Fear of North Korea, concern about China, and worries over U.S. abandonment have spurred Seoul to spend more on its own defense, even under the previous, liberal Moon administration. Although the North enjoys a quantitative edge, South Korea possesses an increasingly competent and sophisticated military. Today the ROK is among the world’s top ten military spenders. But it could do much more.
The most complicated issue is nuclear deterrence, but there is strong public support in the South for developing its own nuclear weapons. There also is increasing political backing.
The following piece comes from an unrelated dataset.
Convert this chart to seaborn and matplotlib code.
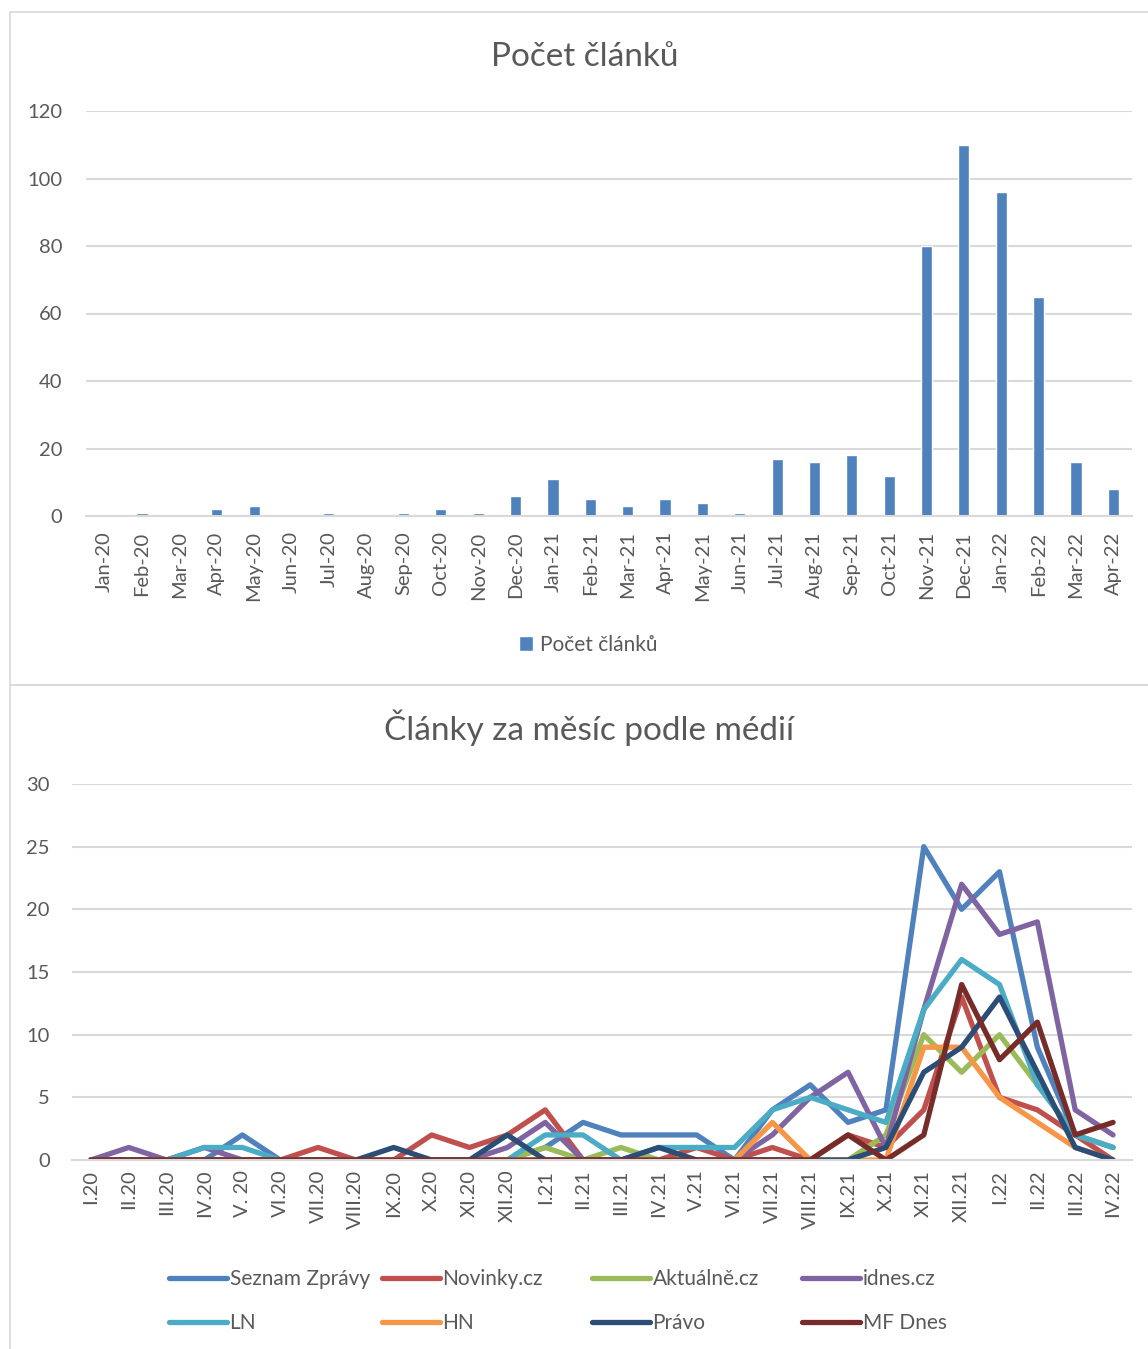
import matplotlib
matplotlib.use("Agg")
import matplotlib.pyplot as plt
import seaborn as sns
import pandas as pd
from matplotlib.patches import Rectangle, Patch
from matplotlib.lines import Line2D

# data - horni graf (pocet clanku za mesic)
mesice = ["Jan-20", "Feb-20", "Mar-20", "Apr-20", "May-20", "Jun-20", "Jul-20",
          "Aug-20", "Sep-20", "Oct-20", "Nov-20", "Dec-20", "Jan-21", "Feb-21",
          "Mar-21", "Apr-21", "May-21", "Jun-21", "Jul-21", "Aug-21", "Sep-21",
          "Oct-21", "Nov-21", "Dec-21", "Jan-22", "Feb-22", "Mar-22", "Apr-22"]
pocet_clanku = [0, 1, 0, 2, 3, 0, 1, 0, 1, 2, 1, 6, 11, 5, 3, 5, 4, 1,
                17, 16, 18, 12, 80, 110, 96, 65, 16, 8]

# data - dolni graf (clanky podle medii)
mesice_rim = ["I.20", "II.20", "III.20", "IV.20", "V. 20", "VI.20", "VII.20",
              "VIII.20", "IX.20", "X.20", "XI.20", "XII.20", "I.21", "II.21",
              "III.21", "IV.21", "V.21", "VI.21", "VII.21", "VIII.21", "IX.21",
              "X.21", "XI.21", "XII.21", "I.22", "II.22", "III.22", "IV.22"]
seznam   = [0, 0, 0, 0, 2, 0, 0, 0, 0, 0, 0, 0, 1, 3, 2, 2, 2, 0, 4, 6, 3, 4, 25, 20, 23, 9, 2, 1]
novinky  = [0, 0, 0, 0, 0, 0, 1, 0, 0, 2, 1, 2, 4, 0, 0, 0, 1, 0, 1, 0, 2, 1, 4, 13, 5, 4, 2, 0]
aktualne = [0, 0, 0, 0, 0, 0, 0, 0, 0, 0, 0, 0, 1, 0, 1, 0, 0, 0, 0, 0, 0, 2, 10, 7, 10, 6, 2, 1]
idnes    = [0, 1, 0, 1, 0, 0, 0, 0, 0, 0, 0, 1, 3, 0, 0, 0, 0, 0, 2, 5, 7, 1, 12, 22, 18, 19, 4, 2]
ln       = [0, 0, 0, 1, 1, 0, 0, 0, 0, 0, 0, 0, 2, 2, 0, 1, 1, 1, 4, 5, 4, 3, 12, 16, 14, 6, 2, 1]
hn       = [0, 0, 0, 0, 0, 0, 0, 0, 0, 0, 0, 0, 0, 0, 0, 0, 0, 0, 3, 0, 0, 0, 9, 9, 5, 3, 1, 0]
pravo    = [0, 0, 0, 0, 0, 0, 0, 0, 1, 0, 0, 2, 0, 0, 0, 1, 0, 0, 0, 0, 0, 1, 7, 9, 13, 7, 1, 0]
mf_dnes  = [0, 0, 0, 0, 0, 0, 0, 0, 0, 0, 0, 0, 0, 0, 0, 0, 0, 0, 0, 0, 2, 0, 2, 14, 8, 11, 2, 3]

media = ["Seznam Zprávy", "Novinky.cz", "Aktuálně.cz", "idnes.cz", "LN", "HN", "Právo", "MF Dnes"]
barvy = ["#4F81BD", "#C0504D", "#9BBB59", "#8064A2", "#4BACC6", "#F79646", "#2C4D75", "#772C2A"]
serie = [seznam, novinky, aktualne, idnes, ln, hn, pravo, mf_dnes]

df_long = pd.concat(
    [pd.DataFrame({"mesic": mesice_rim, "medium": m, "clanky": s}) for m, s in zip(media, serie)],
    ignore_index=True)

sns.set_style("white")
plt.rcParams['font.family'] = ['Lato', 'DejaVu Sans']
plt.rcParams['lines.solid_joinstyle'] = 'round'
plt.rcParams['lines.solid_capstyle'] = 'round'

SEDA = "#595959"
MRIZKA = "#D9D9D9"
W, H = 1148, 1349

fig = plt.figure(figsize=(W / 100, H / 100), dpi=100)

# ramecky grafu
fig.patches.append(Rectangle((10 / W, 1 - 685 / H), 1.2, (685 - 12) / H, transform=fig.transFigure,
                             fill=False, edgecolor=MRIZKA, lw=1.2))
fig.patches.append(Rectangle((10 / W, -0.1), 1.2, 0.1 + (H - 685) / H, transform=fig.transFigure,
                             fill=False, edgecolor=MRIZKA, lw=1.2))

# horni graf
ax1 = fig.add_axes([86 / W, 1 - 516 / H, (1132 - 86) / W, (516 - 111) / H])
sns.barplot(x=mesice, y=pocet_clanku, color="#4F81BD", saturation=1, width=0.3, ax=ax1)
ax1.set_ylim(0, 120)
ax1.set_yticks(range(0, 121, 20))
ax1.set_xlim(-0.5, len(mesice) - 0.5)
ax1.tick_params(axis='x', rotation=90, length=0, pad=11, labelsize=14.5, labelcolor=SEDA)
ax1.tick_params(axis='y', length=0, pad=17, labelsize=14.5, labelcolor=SEDA)
fig.text(585 / W, 1 - 57 / H, "Počet článků", ha='center', va='center', fontsize=24, color=SEDA)
fig.legend([Patch(facecolor="#4F81BD")], ["Počet článků"], loc='center',
           bbox_to_anchor=(588 / W, 1 - 645 / H), frameon=False, handlelength=0.7,
           handleheight=0.7, handletextpad=0.3, fontsize=15, labelcolor=SEDA)

# dolni graf
ax2 = fig.add_axes([72 / W, 1 - 1160 / H, (1132 - 72) / W, (1160 - 784) / H])
sns.lineplot(data=df_long, x="mesic", y="clanky", hue="medium", hue_order=media,
             palette=barvy, linewidth=3.8, sort=False, errorbar=None, legend=False, ax=ax2)
ax2.set_ylim(0, 30)
ax2.set_yticks(range(0, 31, 5))
ax2.set_xlim(-0.5, len(mesice_rim) - 0.5)
ax2.set_xlabel("")
ax2.set_ylabel("")
ax2.tick_params(axis='x', rotation=90, length=0, pad=7, labelsize=14.5, labelcolor=SEDA)
ax2.tick_params(axis='y', length=0, pad=16, labelsize=14.5, labelcolor=SEDA)
fig.text(589 / W, 1 - 728 / H, "Články za měsíc podle médií", ha='center', va='center',
         fontsize=24, color=SEDA)

for ax in (ax1, ax2):
    ax.set_axisbelow(True)
    ax.yaxis.grid(True, color=MRIZKA, lw=1.5)
    for s in ["top", "right", "left"]:
        ax.spines[s].set_visible(False)
    ax.spines["bottom"].set_color(MRIZKA)
    ax.spines["bottom"].set_linewidth(1.5)

# legenda po sloupcich jako v Excelu
sloupce_x = [170, 383, 593, 803]
for k, x0 in enumerate(sloupce_x):
    idx = [k, k + 4]
    handles = [Line2D([], [], color=barvy[i], lw=3.8) for i in idx]
    fig.legend(handles, [media[i] for i in idx], loc='upper left',
               bbox_to_anchor=(x0 / W - 0.008, 1 - 1261 / H), frameon=False,
               handlelength=2.8, handletextpad=0.1, fontsize=15, labelcolor=SEDA,
               labelspacing=1.15, borderaxespad=0)

fig.savefig("out.png", dpi=100)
In fact, last year ROK President Yoon Suk Yeol observed that “if the issue becomes more serious, we could acquire our own nuclear weapons, such as deploying tactical nuclear weapons here in ROK.”
This possibility triggers hysteria among nonproliferation advocates, but it is more important for America to end extended deterrence, and the resulting nuclear threat to the U.S., than it is to enforce nuclear nonproliferation. Washington has declared failure in the past—regarding India, Israel, and Pakistan, most obviously. Rather than imperil relations in a hopeless quest to reverse the irreversible, the U.S. has accommodated new international powers. North Korea is an acknowledged, if not formally recognized, nuclear power. Why not accept the South into the club? This might not be a good solution, but it increasingly looks like the best available.
Which ties back to the latest SMA negotiation. Instead of forging ahead, as if the alliance is immutable and permanent, the U.S. and ROK should transform it into a cooperative agreement between equals. After which America’s troop presence would be phased out. Host nation support should be adjusted accordingly, starting high and dropping to zero when the last American comes home.
There is much to criticize about Donald Trump’s presidency. Nevertheless, he had a better understanding of the Korean peninsula than did his predecessors or successor. It was stupid not to engage the North for decades. It was equally stupid to subsidize the South for decades. Before the onset of the latest SMA negotiations would be a good time to rethink the alliance’s future. And stop expecting Americans to defend South Koreans.